Problem: Exactly the lines between the line containing "Convert this chart to matplotlib code." and the line containing "plt.rcParams['font.family'] = ['Liberation", together with those two lines, are to be output.

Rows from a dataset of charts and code
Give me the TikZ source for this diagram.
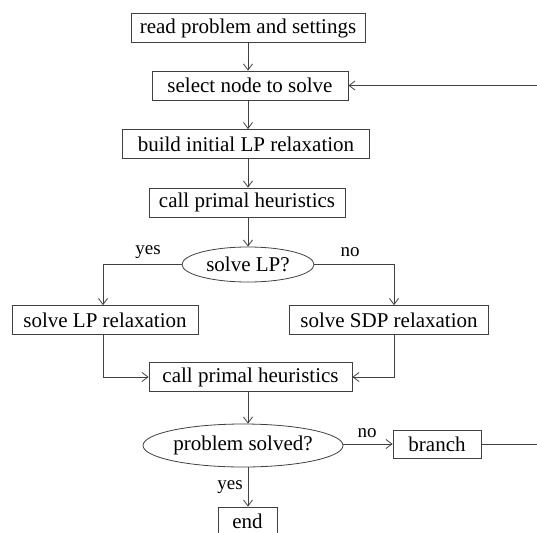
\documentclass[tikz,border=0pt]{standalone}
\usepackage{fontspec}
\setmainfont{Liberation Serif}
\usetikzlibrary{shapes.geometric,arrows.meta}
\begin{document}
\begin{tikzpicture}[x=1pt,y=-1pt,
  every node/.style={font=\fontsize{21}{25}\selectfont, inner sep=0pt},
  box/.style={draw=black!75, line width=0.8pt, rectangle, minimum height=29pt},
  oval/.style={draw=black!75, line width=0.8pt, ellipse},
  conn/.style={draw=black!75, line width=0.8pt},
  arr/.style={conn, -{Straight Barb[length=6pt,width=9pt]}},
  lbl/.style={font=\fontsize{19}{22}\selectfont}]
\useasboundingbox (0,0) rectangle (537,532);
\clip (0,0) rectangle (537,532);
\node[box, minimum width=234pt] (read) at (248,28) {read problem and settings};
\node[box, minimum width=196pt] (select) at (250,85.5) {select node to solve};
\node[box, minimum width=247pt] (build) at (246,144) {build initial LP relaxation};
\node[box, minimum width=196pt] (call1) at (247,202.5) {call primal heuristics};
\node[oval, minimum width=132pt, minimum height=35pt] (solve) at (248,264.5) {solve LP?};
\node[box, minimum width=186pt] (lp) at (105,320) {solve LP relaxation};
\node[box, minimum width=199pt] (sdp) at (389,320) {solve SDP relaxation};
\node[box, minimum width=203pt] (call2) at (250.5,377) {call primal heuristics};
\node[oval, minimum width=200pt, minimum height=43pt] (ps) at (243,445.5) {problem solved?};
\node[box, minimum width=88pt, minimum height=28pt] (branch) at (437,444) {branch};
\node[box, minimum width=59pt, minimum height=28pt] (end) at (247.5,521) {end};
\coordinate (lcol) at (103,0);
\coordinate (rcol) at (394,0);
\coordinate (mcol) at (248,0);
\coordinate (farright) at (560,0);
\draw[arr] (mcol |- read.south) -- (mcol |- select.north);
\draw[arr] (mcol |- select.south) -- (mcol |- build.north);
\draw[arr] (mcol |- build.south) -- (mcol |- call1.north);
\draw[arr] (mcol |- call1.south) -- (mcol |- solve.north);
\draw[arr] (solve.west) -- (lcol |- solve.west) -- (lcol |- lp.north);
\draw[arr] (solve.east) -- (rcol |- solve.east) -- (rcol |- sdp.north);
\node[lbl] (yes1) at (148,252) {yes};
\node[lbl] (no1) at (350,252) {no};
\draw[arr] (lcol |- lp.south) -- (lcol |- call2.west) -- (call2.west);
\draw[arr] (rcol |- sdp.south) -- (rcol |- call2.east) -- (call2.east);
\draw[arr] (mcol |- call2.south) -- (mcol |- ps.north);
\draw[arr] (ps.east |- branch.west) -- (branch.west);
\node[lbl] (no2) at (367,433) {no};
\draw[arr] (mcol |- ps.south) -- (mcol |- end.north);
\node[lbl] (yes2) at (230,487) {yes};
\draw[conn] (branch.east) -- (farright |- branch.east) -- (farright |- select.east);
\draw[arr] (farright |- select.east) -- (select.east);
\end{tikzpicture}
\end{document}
...
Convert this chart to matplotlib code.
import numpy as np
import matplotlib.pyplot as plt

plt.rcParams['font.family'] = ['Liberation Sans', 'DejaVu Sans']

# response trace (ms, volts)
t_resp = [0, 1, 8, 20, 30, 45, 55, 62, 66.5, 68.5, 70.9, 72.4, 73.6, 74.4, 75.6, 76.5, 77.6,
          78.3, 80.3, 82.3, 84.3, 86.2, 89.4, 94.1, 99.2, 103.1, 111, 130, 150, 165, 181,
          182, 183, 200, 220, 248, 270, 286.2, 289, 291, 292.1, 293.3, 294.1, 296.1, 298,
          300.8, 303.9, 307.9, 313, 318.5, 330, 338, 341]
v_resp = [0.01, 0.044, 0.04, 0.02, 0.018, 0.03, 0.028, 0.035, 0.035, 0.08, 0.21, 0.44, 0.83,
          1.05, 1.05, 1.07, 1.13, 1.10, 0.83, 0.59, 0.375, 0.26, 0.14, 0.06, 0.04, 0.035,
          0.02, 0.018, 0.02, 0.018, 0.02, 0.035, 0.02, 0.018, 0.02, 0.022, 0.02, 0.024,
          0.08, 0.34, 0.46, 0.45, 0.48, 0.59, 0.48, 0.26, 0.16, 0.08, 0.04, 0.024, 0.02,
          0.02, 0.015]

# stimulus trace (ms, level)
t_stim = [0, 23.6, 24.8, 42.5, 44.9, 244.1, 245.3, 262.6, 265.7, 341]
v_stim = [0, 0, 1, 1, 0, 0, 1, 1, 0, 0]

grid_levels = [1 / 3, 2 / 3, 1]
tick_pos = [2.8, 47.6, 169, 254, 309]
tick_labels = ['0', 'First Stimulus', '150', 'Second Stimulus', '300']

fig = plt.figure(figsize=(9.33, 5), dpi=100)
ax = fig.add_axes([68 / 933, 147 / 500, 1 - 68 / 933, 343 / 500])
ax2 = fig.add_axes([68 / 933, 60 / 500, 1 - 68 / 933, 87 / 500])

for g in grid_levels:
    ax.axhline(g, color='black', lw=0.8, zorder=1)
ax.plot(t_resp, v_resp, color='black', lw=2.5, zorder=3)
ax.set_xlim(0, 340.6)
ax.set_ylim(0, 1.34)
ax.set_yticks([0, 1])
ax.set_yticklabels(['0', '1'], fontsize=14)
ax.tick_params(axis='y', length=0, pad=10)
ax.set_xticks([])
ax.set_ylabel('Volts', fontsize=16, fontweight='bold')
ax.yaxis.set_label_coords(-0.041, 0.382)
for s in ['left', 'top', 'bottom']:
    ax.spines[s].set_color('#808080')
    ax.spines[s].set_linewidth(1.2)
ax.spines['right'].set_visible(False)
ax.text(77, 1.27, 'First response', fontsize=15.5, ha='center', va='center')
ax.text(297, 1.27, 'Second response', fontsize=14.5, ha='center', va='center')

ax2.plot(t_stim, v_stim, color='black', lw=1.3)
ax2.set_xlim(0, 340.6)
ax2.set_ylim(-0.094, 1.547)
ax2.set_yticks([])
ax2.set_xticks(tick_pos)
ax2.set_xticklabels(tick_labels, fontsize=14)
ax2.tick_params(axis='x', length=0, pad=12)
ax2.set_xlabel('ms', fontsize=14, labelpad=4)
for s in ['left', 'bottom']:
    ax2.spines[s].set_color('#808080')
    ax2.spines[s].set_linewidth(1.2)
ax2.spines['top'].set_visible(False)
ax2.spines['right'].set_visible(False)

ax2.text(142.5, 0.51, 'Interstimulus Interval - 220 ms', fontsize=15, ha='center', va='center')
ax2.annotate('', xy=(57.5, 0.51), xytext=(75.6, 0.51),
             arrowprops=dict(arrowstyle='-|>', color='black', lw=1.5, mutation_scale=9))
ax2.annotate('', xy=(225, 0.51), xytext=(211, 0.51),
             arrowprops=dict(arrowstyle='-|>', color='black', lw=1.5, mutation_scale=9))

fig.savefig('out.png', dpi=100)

Output below:
Convert this chart to matplotlib code.
import numpy as np
import matplotlib.pyplot as plt

plt.rcParams['font.family'] = ['Liberation Sans', 'DejaVu Sans']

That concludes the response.